INFORMATION SUPPLIED:

....

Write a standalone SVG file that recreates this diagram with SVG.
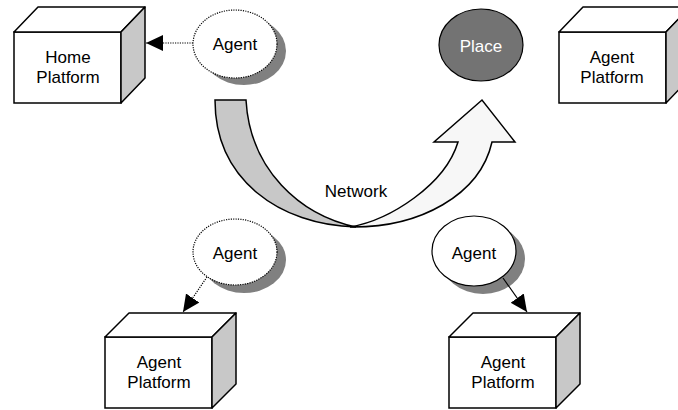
<svg xmlns="http://www.w3.org/2000/svg" width="678" height="410" viewBox="0 0 678 410">
<style>
text{font-family:"Liberation Sans",Arial,sans-serif;font-size:17px;text-anchor:middle;fill:#000}
.front{fill:#fff;stroke:#000;stroke-width:1.5}
.top{fill:#fff;stroke:#000;stroke-width:1.5;stroke-linejoin:round}
.side{fill:#c8c8c8;stroke:#000;stroke-width:1.5;stroke-linejoin:round}
.shadow{fill:#808080}
.agent{fill:#fff;stroke:#000;stroke-width:1.2}
.dotted{stroke-dasharray:1.2 1.2}
.conn{stroke:#000;stroke-width:1.2;fill:none}
</style>
<defs>
<marker id="ah" markerUnits="userSpaceOnUse" markerWidth="18" markerHeight="17" refX="17" refY="8" orient="auto">
<path d="M0,0 L17,8 L0,16 Z" fill="#000"/>
</marker>
</defs>

<g id="network">
<path d="M350,227 C390,220 445,185 458,142 L434,142 L482,100 L515,142 L492,142 C480,195 420,228 350,227 Z" fill="#f7f7f7" stroke="#000" stroke-width="1.5" stroke-linejoin="miter"/>
<path d="M215,100 L246,100 C250,170 300,215 356,227 C280,225 215,180 215,100 Z" fill="#c8c8c8" stroke="#000" stroke-width="1.5"/>
<text x="356" y="197">Network</text>
</g>

<g id="home-platform">
<rect class="front" x="14" y="32" width="107" height="71"/>
<polygon class="top" points="14,32 38,7 145,7 121,32"/>
<polygon class="side" points="121,32 145,7 145,78 121,103"/>
<text x="68" y="63">Home</text>
<text x="68" y="83">Platform</text>
</g>

<g id="agent-platform-top">
<rect class="front" x="559" y="32" width="107" height="71"/>
<polygon class="top" points="559,32 583,7 690,7 666,32"/>
<polygon class="side" points="666,32 690,7 690,78 666,103"/>
<text x="612" y="63">Agent</text>
<text x="612" y="83">Platform</text>
</g>

<g id="agent-platform-bl">
<rect class="front" x="105" y="337" width="107" height="71"/>
<polygon class="top" points="105,337 129,313 236,313 212,337"/>
<polygon class="side" points="212,337 236,313 236,384 212,408"/>
<text x="159" y="368">Agent</text>
<text x="159" y="388">Platform</text>
</g>

<g id="agent-platform-br">
<rect class="front" x="449" y="337" width="107" height="71"/>
<polygon class="top" points="449,337 473,313 580,313 556,337"/>
<polygon class="side" points="556,337 580,313 580,384 556,408"/>
<text x="503" y="368">Agent</text>
<text x="503" y="388">Platform</text>
</g>

<g id="place">
<ellipse cx="481" cy="45" rx="42" ry="36" fill="#737373" stroke="#000" stroke-width="1.2"/>
<text x="481" y="52" style="fill:#fff">Place</text>
</g>

<g id="agent-top">
<ellipse class="shadow" cx="244" cy="51" rx="42" ry="34"/>
<ellipse class="agent dotted" cx="235" cy="44" rx="42" ry="34"/>
<text x="235" y="50">Agent</text>
</g>

<g id="agent-bl">
<ellipse class="shadow" cx="244" cy="260" rx="42" ry="33"/>
<ellipse class="agent dotted" cx="235" cy="252" rx="42" ry="33"/>
<text x="235" y="259">Agent</text>
</g>

<g id="agent-br">
<ellipse class="shadow" cx="483" cy="259" rx="42" ry="35"/>
<ellipse class="agent" cx="474" cy="251" rx="42" ry="35"/>
<text x="474" y="259">Agent</text>
</g>

<g id="connectors">
<line class="conn dotted" x1="193" y1="43" x2="146" y2="43" marker-end="url(#ah)"/>
<line class="conn dotted" x1="207" y1="277" x2="183" y2="312" marker-end="url(#ah)"/>
<line class="conn" x1="503" y1="278" x2="527" y2="312" marker-end="url(#ah)"/>
</g>
</svg>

....

GIVEN PROBLEM:
Every line of the data above should be quoted exactly. Omit the pictures.

RESPONSE:
Write a standalone SVG file that recreates this diagram with SVG.
<svg xmlns="http://www.w3.org/2000/svg" width="678" height="410" viewBox="0 0 678 410">
<style>
text{font-family:"Liberation Sans",Arial,sans-serif;font-size:17px;text-anchor:middle;fill:#000}
.front{fill:#fff;stroke:#000;stroke-width:1.5}
.top{fill:#fff;stroke:#000;stroke-width:1.5;stroke-linejoin:round}
.side{fill:#c8c8c8;stroke:#000;stroke-width:1.5;stroke-linejoin:round}
.shadow{fill:#808080}
.agent{fill:#fff;stroke:#000;stroke-width:1.2}
.dotted{stroke-dasharray:1.2 1.2}
.conn{stroke:#000;stroke-width:1.2;fill:none}
</style>
<defs>
<marker id="ah" markerUnits="userSpaceOnUse" markerWidth="18" markerHeight="17" refX="17" refY="8" orient="auto">
<path d="M0,0 L17,8 L0,16 Z" fill="#000"/>
</marker>
</defs>

<g id="network">
<path d="M350,227 C390,220 445,185 458,142 L434,142 L482,100 L515,142 L492,142 C480,195 420,228 350,227 Z" fill="#f7f7f7" stroke="#000" stroke-width="1.5" stroke-linejoin="miter"/>
<path d="M215,100 L246,100 C250,170 300,215 356,227 C280,225 215,180 215,100 Z" fill="#c8c8c8" stroke="#000" stroke-width="1.5"/>
<text x="356" y="197">Network</text>
</g>

<g id="home-platform">
<rect class="front" x="14" y="32" width="107" height="71"/>
<polygon class="top" points="14,32 38,7 145,7 121,32"/>
<polygon class="side" points="121,32 145,7 145,78 121,103"/>
<text x="68" y="63">Home</text>
<text x="68" y="83">Platform</text>
</g>

<g id="agent-platform-top">
<rect class="front" x="559" y="32" width="107" height="71"/>
<polygon class="top" points="559,32 583,7 690,7 666,32"/>
<polygon class="side" points="666,32 690,7 690,78 666,103"/>
<text x="612" y="63">Agent</text>
<text x="612" y="83">Platform</text>
</g>

<g id="agent-platform-bl">
<rect class="front" x="105" y="337" width="107" height="71"/>
<polygon class="top" points="105,337 129,313 236,313 212,337"/>
<polygon class="side" points="212,337 236,313 236,384 212,408"/>
<text x="159" y="368">Agent</text>
<text x="159" y="388">Platform</text>
</g>

<g id="agent-platform-br">
<rect class="front" x="449" y="337" width="107" height="71"/>
<polygon class="top" points="449,337 473,313 580,313 556,337"/>
<polygon class="side" points="556,337 580,313 580,384 556,408"/>
<text x="503" y="368">Agent</text>
<text x="503" y="388">Platform</text>
</g>

<g id="place">
<ellipse cx="481" cy="45" rx="42" ry="36" fill="#737373" stroke="#000" stroke-width="1.2"/>
<text x="481" y="52" style="fill:#fff">Place</text>
</g>

<g id="agent-top">
<ellipse class="shadow" cx="244" cy="51" rx="42" ry="34"/>
<ellipse class="agent dotted" cx="235" cy="44" rx="42" ry="34"/>
<text x="235" y="50">Agent</text>
</g>

<g id="agent-bl">
<ellipse class="shadow" cx="244" cy="260" rx="42" ry="33"/>
<ellipse class="agent dotted" cx="235" cy="252" rx="42" ry="33"/>
<text x="235" y="259">Agent</text>
</g>

<g id="agent-br">
<ellipse class="shadow" cx="483" cy="259" rx="42" ry="35"/>
<ellipse class="agent" cx="474" cy="251" rx="42" ry="35"/>
<text x="474" y="259">Agent</text>
</g>

<g id="connectors">
<line class="conn dotted" x1="193" y1="43" x2="146" y2="43" marker-end="url(#ah)"/>
<line class="conn dotted" x1="207" y1="277" x2="183" y2="312" marker-end="url(#ah)"/>
<line class="conn" x1="503" y1="278" x2="527" y2="312" marker-end="url(#ah)"/>
</g>
</svg>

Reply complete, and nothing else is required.